### SHORT PROBLEM:
Beginning with the line that contains "Convert this chart to matplotlib code.", retype the entries below exactly, ending with the line that contains "plt.rcParams['font.family'] = ['DejaVu". Leave out any pictures.

### DATA FOR THIS EXERCISE:
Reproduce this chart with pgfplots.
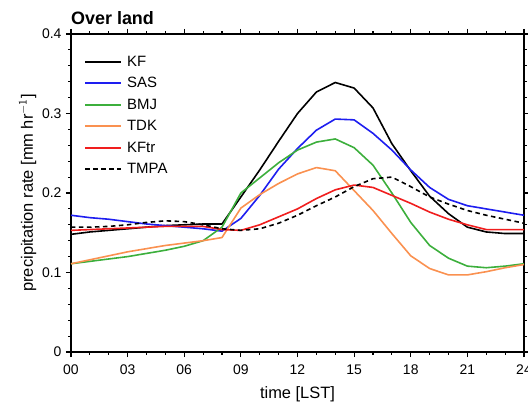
\documentclass[border=0pt]{standalone}
\usepackage{pgfplots}
\pgfplotsset{compat=1.18}
\usepackage{fontspec}
\setmainfont{Liberation Sans}
\definecolor{cSAS}{RGB}{30,30,240}
\definecolor{cBMJ}{RGB}{60,175,60}
\definecolor{cTDK}{RGB}{250,145,80}
\definecolor{cKFtr}{RGB}{240,30,30}
\begin{document}
\begin{tikzpicture}
\begin{axis}[
  at={(0,0)}, anchor=south west,
  scale only axis, width=453bp, height=318bp,
  xmin=0, xmax=24, ymin=0, ymax=0.4,
  xtick={0,3,6,9,12,15,18,21,24},
  xticklabels={00,03,06,09,12,15,18,21,24},
  ytick={0,0.1,0.2,0.3,0.4},
  yticklabels={0,0.1,0.2,0.3,0.4},
  minor x tick num=2, minor y tick num=4,
  tick pos=both, tick align=outside,
  major tick length=5bp, minor tick length=2.8bp,
  every tick/.style={black, line width=1.1bp},
  axis line style={line width=1.6bp},
  tick label style={font=\fontsize{14}{16}\selectfont},
  xticklabel style={yshift=-4bp},
  yticklabel style={xshift=-1bp},
  xlabel={time [LST]}, ylabel={precipitation rate [mm hr$^{\mathsf{-1}}$]},
  label style={font=\fontsize{16.5}{19}\selectfont},
  xlabel style={yshift=-5bp},
  ylabel style={yshift=-1bp},
  title={\textbf{Over land}},
  title style={font=\fontsize{18}{21}\selectfont, at={(0,1)}, anchor=south west, xshift=-1bp, yshift=2bp, inner sep=1bp},
  legend style={draw=none, fill=none, at={(0.022,0.947)}, anchor=north west,
    font=\fontsize{15}{18}\selectfont, row sep=3.5bp,
    nodes={inner sep=2bp, text height=11bp, text depth=3bp}},
  legend cell align=left,
  legend image code/.code={\draw[#1, line width=2.3bp] (0bp,0.25bp) -- (36bp,0.25bp); \path (39bp,0bp);},
  every axis plot/.append style={line width=1.6bp, line join=round},
]
\addplot[black] coordinates {(0,0.148)(1,0.151)(2,0.153)(3,0.155)(4,0.157)(5,0.159)(6,0.160)(7,0.161)(8,0.161)(9,0.195)(10,0.229)(11,0.265)(12,0.300)(13,0.327)(14,0.339)(15,0.332)(16,0.307)(17,0.262)(18,0.228)(19,0.196)(20,0.174)(21,0.157)(22,0.151)(23,0.149)(24,0.149)};
\addlegendentry{KF}
\addplot[cSAS] coordinates {(0,0.172)(1,0.169)(2,0.167)(3,0.164)(4,0.161)(5,0.159)(6,0.157)(7,0.155)(8,0.152)(9,0.168)(10,0.197)(11,0.230)(12,0.256)(13,0.279)(14,0.293)(15,0.292)(16,0.275)(17,0.254)(18,0.229)(19,0.207)(20,0.192)(21,0.184)(22,0.180)(23,0.176)(24,0.172)};
\addlegendentry{SAS}
\addplot[cBMJ] coordinates {(0,0.111)(1,0.114)(2,0.117)(3,0.120)(4,0.124)(5,0.128)(6,0.133)(7,0.140)(8,0.157)(9,0.200)(10,0.219)(11,0.238)(12,0.254)(13,0.264)(14,0.268)(15,0.257)(16,0.235)(17,0.200)(18,0.163)(19,0.134)(20,0.118)(21,0.108)(22,0.106)(23,0.108)(24,0.111)};
\addlegendentry{BMJ}
\addplot[cTDK] coordinates {(0,0.111)(1,0.116)(2,0.121)(3,0.126)(4,0.130)(5,0.134)(6,0.137)(7,0.140)(8,0.144)(9,0.181)(10,0.198)(11,0.212)(12,0.224)(13,0.232)(14,0.228)(15,0.203)(16,0.178)(17,0.149)(18,0.121)(19,0.105)(20,0.097)(21,0.097)(22,0.101)(23,0.106)(24,0.110)};
\addlegendentry{TDK}
\addplot[cKFtr] coordinates {(0,0.153)(1,0.154)(2,0.155)(3,0.156)(4,0.157)(5,0.158)(6,0.158)(7,0.158)(8,0.154)(9,0.153)(10,0.160)(11,0.170)(12,0.180)(13,0.193)(14,0.204)(15,0.210)(16,0.207)(17,0.197)(18,0.187)(19,0.176)(20,0.167)(21,0.160)(22,0.154)(23,0.154)(24,0.154)};
\addlegendentry{KFtr}
\addplot[black, dash pattern=on 4.5bp off 3.5bp] coordinates {(0,0.157)(1,0.157)(2,0.158)(3,0.160)(4,0.163)(5,0.165)(6,0.164)(7,0.160)(8,0.155)(9,0.153)(10,0.155)(11,0.162)(12,0.172)(13,0.184)(14,0.195)(15,0.208)(16,0.218)(17,0.220)(18,0.208)(19,0.195)(20,0.186)(21,0.178)(22,0.172)(23,0.167)(24,0.162)};
\addlegendentry{TMPA}
\end{axis}
\pgfresetboundingbox
\path[use as bounding box] (-71bp,-51bp) rectangle (457bp,352bp);
\end{tikzpicture}
\end{document}
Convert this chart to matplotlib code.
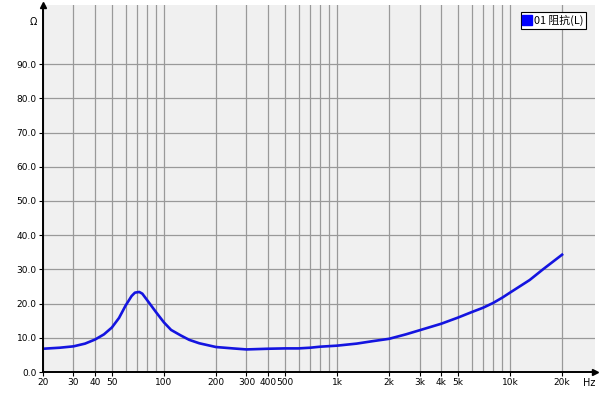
import matplotlib
matplotlib.use("Agg")
import matplotlib.pyplot as plt
import numpy as np

plt.rcParams['font.family'] = ['DejaVu Sans', 'Noto Sans CJK SC']

# impedance curve
freq = [20, 25, 30, 35, 40, 45, 50, 55, 60, 65, 68, 72, 75, 80, 85, 90, 100,
        110, 125, 140, 160, 200, 250, 300, 400, 500, 600, 700, 800, 1000,
        1300, 1600, 2000, 2500, 3000, 4000, 5000, 6000, 7000, 8000, 9000,
        10000, 13000, 15500, 20000]
ohm = [6.8, 7.1, 7.5, 8.3, 9.5, 11.0, 13.0, 15.8, 19.4, 22.2, 23.2, 23.4,
       22.9, 21.0, 19.2, 17.5, 14.5, 12.3, 10.7, 9.4, 8.4, 7.3, 6.9, 6.6,
       6.8, 6.9, 6.9, 7.1, 7.4, 7.7, 8.3, 9.0, 9.7, 11.0, 12.2, 14.1, 15.9,
       17.5, 18.8, 20.2, 21.7, 23.2, 26.9, 30.0, 34.3]

xlabels = {20: "20", 30: "30", 40: "40", 50: "50", 100: "100", 200: "200",
           300: "300", 400: "400", 500: "500", 1000: "1k", 2000: "2k",
           3000: "3k", 4000: "4k", 5000: "5k", 10000: "10k", 20000: "20k"}
xgrid_minor = [60, 70, 80, 90, 600, 700, 800, 900, 6000, 7000, 8000, 9000]
yticks = [0, 10, 20, 30, 40, 50, 60, 70, 80, 90]

fig = plt.figure(figsize=(6, 4), dpi=100)
fig.patch.set_facecolor("white")
ax = fig.add_axes([43/600, 1-372/400, (595-43)/600, (372-5)/400])
ax.set_facecolor("#f0f0f0")

ax.plot(freq, ohm, color="#1414e0", lw=1.9, zorder=3)

ax.set_xscale("log")
ax.set_xlim(20, 31000)
ax.set_ylim(0, 107.3)

ax.set_xticks(list(xlabels.keys()))
ax.set_xticklabels(list(xlabels.values()))
ax.set_xticks(xgrid_minor, minor=True)
ax.xaxis.set_minor_formatter(matplotlib.ticker.NullFormatter())
ax.set_yticks(yticks)
ax.set_yticklabels(["%.1f" % v for v in yticks])

ax.grid(True, which="both", axis="x", color="#999999", lw=0.9)
ax.grid(True, which="major", axis="y", color="#999999", lw=0.9)
ax.tick_params(axis="both", which="major", labelsize=6.5, length=3,
               width=0.8, pad=1.5, colors="black")
ax.tick_params(axis="x", which="minor", length=0)

for s in ["top", "right"]:
    ax.spines[s].set_visible(False)
for s in ["left", "bottom"]:
    ax.spines[s].set_linewidth(1.4)
    ax.spines[s].set_zorder(4)

# axis arrows
ax.plot(1, 0, ">k", transform=ax.transAxes, clip_on=False, ms=5)
ax.plot(0, 1, "^k", transform=ax.transAxes, clip_on=False, ms=5)

fig.text(33/600, 1-22/400, "Ω", fontsize=7, ha="center", va="center")
fig.text(589/600, 1-383/400, "Hz", fontsize=7, ha="center", va="center")

# legend
leg_h, = ax.plot([], [], "s", color="#0000ff", ms=7)
lg = ax.legend([leg_h], ["01 阻抗(L)"], loc="upper right",
               bbox_to_anchor=(586/600, 1-12/400), bbox_transform=fig.transFigure,
               prop={"family": ["Noto Sans CJK SC", "DejaVu Sans"], "size": 7.8},
               frameon=True, fancybox=False, borderpad=0.25,
               handlelength=0.6, handletextpad=0.3, borderaxespad=0)
lg.get_frame().set_edgecolor("black")
lg.get_frame().set_linewidth(0.8)
lg.get_frame().set_facecolor("white")
lg.get_frame().set_alpha(1)

fig.savefig("out.png", dpi=100)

### RESULT FOR THIS TASK:
Convert this chart to matplotlib code.
import matplotlib
matplotlib.use("Agg")
import matplotlib.pyplot as plt
import numpy as np

plt.rcParams['font.family'] = ['DejaVu Sans', 'Noto Sans CJK SC']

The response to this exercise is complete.